Reflection: Choreographer hijacks talkback, holds dancers and audience captive; Mar 3, 2023 JG Annex
Updated: Mar 17
What happens when the talk back over shadows the dance? As the lights came up on the curtain call for Keith Johnson/Dancers I was in the thrall of one of the most powerful sixty-minutes of dance I’ve seen in a long time. Forty-five minutes later choreographer Keith Johnson’s narcissistic, bellyaching, tone-deaf remarks at the post-show performance Q&A threatened to reshape how I saw the work.
Moderator Jill Randall, a last-minute substitution for Sima Belmar, sat silently as Keith dominated the conversation, largely ignoring the eight dancers to his right. The show contains graphic depictions of violence against women, as well as disturbing recordings of people discussing murdering others in very matter of fact terms. One query from the audience interrogated how the performers got into the mindset of a character like Charles Manson, but also kept sufficient emotional distance to protect their own psyches? Another asked how Johnson wished such heavy material to be received. By this point it was clear that a not-insignificant segment of the audience felt uncomfortably emotional and even unsafe during portions of the show.
It should have come as no surprise when a woman, her voice quaking, asked Johnson, on behalf of future audiences, to consider providing pre-performance trigger warnings regarding the violence against women. Johnson responded by saying he heard her concern, he should have stopped there said he would take it under consideration with his co-creators and moved on. But instead negating his acknowledgement of her point, he proceeded to state that he as a gay man was triggered all through his life when he saw male/female couples dancing. The young woman pushed back astonished that he would equate the triggering value of physical violence to that of growing up gay in a heteronormative world, after all she as a queer person also feels alienated by the constancy of male/female couples and it isn’t the same. Back and forth they went, Johnson continuing to intellectually explore what types of things need warnings and where. Another white man in the audience stood up for Johnson, as if one white man needs another to defend him.
For a moment it seemed it would end when marketing-lead and fellow dancer Bahareh Ebrahimzadeh spoke, admitting it would be easy to provide an effective warning without disclosing too much or taking away from the surprise aspects of the show. But Johnson wasn’t done, turns out he resents that in conservative communities gay content gets a warning, this includes performances at Johnson’s own university at CAL State Long Beach. His point being how do we know what to give a warning about. On and on he went his target a young person who had made a simple request on behalf of her own emotional health to be warned with something as simple as “this show contains images of graphic violence.”

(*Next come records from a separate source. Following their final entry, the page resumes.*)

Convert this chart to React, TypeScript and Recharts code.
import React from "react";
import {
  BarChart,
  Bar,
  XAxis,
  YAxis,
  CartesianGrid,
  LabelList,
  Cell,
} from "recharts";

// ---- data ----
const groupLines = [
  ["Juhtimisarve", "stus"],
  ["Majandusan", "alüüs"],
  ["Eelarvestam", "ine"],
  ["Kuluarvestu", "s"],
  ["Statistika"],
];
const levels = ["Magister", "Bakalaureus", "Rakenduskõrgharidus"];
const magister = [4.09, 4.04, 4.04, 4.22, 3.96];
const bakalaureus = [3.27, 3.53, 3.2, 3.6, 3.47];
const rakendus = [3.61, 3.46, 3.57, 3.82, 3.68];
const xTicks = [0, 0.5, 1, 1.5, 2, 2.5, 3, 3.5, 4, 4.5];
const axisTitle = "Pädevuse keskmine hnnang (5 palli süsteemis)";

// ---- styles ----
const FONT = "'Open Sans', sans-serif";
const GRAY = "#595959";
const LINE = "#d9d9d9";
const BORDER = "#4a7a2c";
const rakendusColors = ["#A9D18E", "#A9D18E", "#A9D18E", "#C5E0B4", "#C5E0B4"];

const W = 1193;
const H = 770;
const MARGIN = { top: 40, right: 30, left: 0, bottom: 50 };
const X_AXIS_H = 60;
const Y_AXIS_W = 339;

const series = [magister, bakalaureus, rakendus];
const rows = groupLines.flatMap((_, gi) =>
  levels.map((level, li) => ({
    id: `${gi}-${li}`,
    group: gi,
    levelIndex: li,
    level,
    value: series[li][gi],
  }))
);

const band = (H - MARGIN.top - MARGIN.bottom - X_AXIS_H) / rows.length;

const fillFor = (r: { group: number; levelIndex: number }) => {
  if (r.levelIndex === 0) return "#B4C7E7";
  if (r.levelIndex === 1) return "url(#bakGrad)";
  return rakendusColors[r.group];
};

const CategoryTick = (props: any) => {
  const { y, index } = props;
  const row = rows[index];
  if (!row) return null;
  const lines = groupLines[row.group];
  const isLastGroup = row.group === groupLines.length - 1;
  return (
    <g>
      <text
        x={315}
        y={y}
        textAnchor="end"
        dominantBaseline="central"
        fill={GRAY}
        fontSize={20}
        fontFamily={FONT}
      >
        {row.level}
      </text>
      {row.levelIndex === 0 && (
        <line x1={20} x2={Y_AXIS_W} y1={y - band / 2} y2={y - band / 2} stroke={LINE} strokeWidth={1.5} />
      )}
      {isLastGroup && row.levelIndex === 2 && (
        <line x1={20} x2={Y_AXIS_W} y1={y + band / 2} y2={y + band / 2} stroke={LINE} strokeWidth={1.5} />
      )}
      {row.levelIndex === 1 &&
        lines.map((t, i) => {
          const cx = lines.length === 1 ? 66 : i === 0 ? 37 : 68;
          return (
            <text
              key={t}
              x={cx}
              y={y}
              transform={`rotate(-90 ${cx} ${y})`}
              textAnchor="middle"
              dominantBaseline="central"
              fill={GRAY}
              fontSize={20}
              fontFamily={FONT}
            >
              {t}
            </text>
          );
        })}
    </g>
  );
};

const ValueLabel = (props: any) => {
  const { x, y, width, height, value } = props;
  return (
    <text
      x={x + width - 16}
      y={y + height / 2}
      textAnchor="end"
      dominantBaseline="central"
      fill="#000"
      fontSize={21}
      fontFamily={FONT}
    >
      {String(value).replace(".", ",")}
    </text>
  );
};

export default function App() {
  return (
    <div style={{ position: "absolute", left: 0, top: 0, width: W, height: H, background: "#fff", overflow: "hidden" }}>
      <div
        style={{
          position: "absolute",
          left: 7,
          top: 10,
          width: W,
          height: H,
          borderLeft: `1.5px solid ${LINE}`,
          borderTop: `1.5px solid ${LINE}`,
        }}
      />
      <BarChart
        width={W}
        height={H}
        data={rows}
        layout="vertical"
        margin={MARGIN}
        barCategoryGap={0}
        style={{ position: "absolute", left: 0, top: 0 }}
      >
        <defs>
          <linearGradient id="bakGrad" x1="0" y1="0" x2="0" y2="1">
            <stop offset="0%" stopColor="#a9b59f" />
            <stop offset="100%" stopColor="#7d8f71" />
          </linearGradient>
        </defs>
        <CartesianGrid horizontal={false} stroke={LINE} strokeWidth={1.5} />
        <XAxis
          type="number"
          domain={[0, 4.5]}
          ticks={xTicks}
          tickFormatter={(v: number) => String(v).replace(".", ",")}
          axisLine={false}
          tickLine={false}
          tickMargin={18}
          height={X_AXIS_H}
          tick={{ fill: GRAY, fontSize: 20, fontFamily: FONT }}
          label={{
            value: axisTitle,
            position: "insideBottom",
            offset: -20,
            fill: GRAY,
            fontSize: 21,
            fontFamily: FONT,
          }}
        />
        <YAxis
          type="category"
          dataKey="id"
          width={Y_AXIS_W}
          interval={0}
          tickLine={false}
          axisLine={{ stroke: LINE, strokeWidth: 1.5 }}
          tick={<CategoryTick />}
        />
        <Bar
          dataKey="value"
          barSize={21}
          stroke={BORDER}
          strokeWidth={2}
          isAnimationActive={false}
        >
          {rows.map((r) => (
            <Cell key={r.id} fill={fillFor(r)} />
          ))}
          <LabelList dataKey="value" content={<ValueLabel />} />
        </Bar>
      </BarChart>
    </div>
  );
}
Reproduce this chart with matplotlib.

The moderator and eight other persons, with whom Johnson claims to have long-term trusting relationships, sat frozen like statues, failing to take charge and end the madness. And if my refusing to let this drop seems painful to you, imagine listening to it for forty-five minutes. The only good news is that I don’t think a talk back is scheduled for Saturday night’s show. It will be interesting to learn if they add a content warning on a sign in the lobby.
I suppose it is possible that some people thought we were having a powerful and important community reflection on trigger warnings. Sadly that isn’t what we were promised when we were invited for a “short talk-back” conversation. That idea also fails to recognize the power dynamic between a white male professor sitting in a spotlight onstage and a female, person of color, less than twice his age, sitting in a dark corner. It wasn’t a fair fight and the hushed Greek chorus of dancers started to feel like part of Johnson’s cult, echoing the dynamic of a charismatic leader like Manson and his followers. None of them brave enough to speak up. I am as guilty as they, as I did not want to draw attention by exiting. It was not a safe situation and in the front row I didn’t feel able to risk leaving without permission.
My review of DRIFTER the dance will be posted under separate cover.
Written by Jen Norris in the 60 minutes immediately following the talk back described above.
Edited March 12 to make a simple correction regarding the racial and sexual identity of the young queer person who requested the content warning and then persevered in search of a reasonable response.
Edited March 17 to remove an insensitive and offensive characterization, that conflated race with a "professorial tone."
The above reflection was posted March 5, 2 days after the talk back took place. I waited to be sure I felt it needed to be shared and that no one who wasn’t in some way complicit with what happened would be further traumatized. It has been posted unedited. While some might find it extreme, it represents my lived experience and editing or polishing may lead to my unintentionally softening the experience, so I stand by this first draft. I made a simple correction on March 12 regarding the racial and sexual identity of the young queer person who requested the content warning and then persevered in search of a reasonable response.